That shame is not yours. Those unforgivable decisions and actions are not yours. That burden is not yours to bear.
I say “in her eyes” because I want to honor my sisters and myself and acknowledge that our mom was often far from perfect. It was an impossible situation for all of us.
Soon after we moved back to California (where my mom grew up and where my sisters lived with their dad), my mom met a man who would become my stepdad, and then, my full-fledged, 100%, “no, not step” dad. He’s no knight in shining armor, but he’s my dad and I love him as such.

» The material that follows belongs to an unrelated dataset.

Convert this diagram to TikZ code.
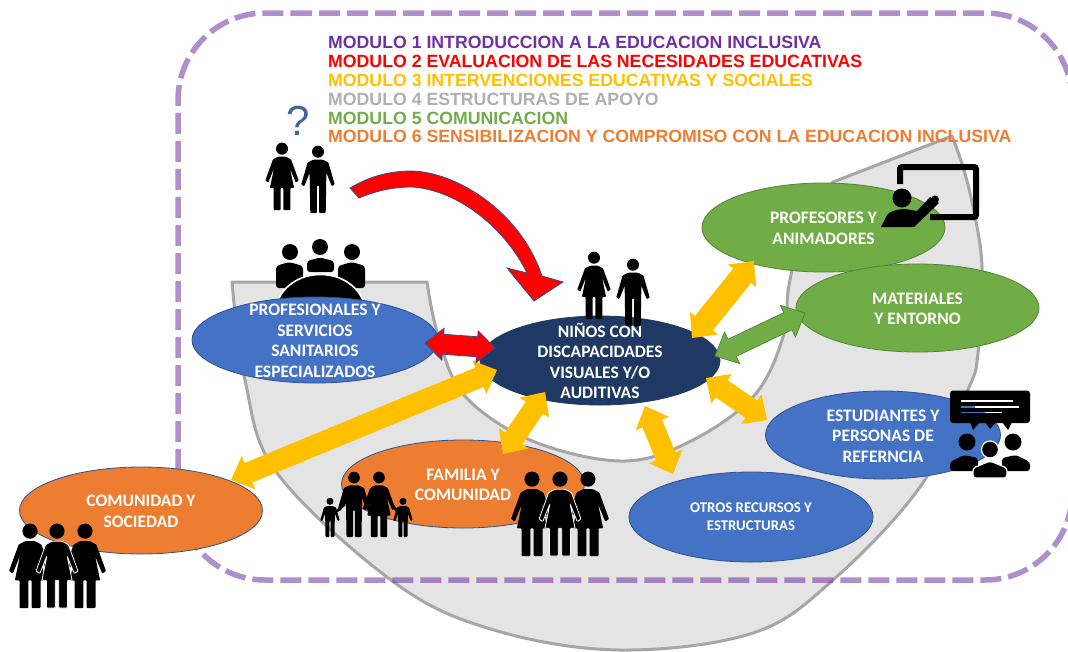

Even still, there was always this gaping black hole of familial dirty laundry. I grew up tip-toeing around my family history as if my bio dad were Voldemort himself, though I understand it was for good reason. We never talked about what happened and we never talked about how the family-wide known fact that my bio dad was a serial pedophile was not “just nothing” to me and my young psyche.
Though we never talked about it, everyone felt the weight of what happened. Because what was left unspoken informed and influenced every interaction my family had together, it made me hyper-aware of the impact that He Who Must Not Be Named had—and continues to have—on my family.
It made me spend my whole life wondering,
“Do I look like him?”
“Is he who my family sees when they look at me?”
“Should I feel guilty that, to some degree, I look for my bio dad in every crowd?”
“Do they resent me for being a living, breathing reminder of the trauma my sister survived?”
“Have I been callous or insensitive, never having been taught the gravity of the situation, only the secrecy of it?”
“If I hadn’t been born would my mom and bio dad’s relationship have lasted long enough for this to happen?”
“Am I the reason why I have had such a distant relationship with my sisters, and part of the reason why my sisters have such a strained relationship with our mom?”
“Did he hurt me too?”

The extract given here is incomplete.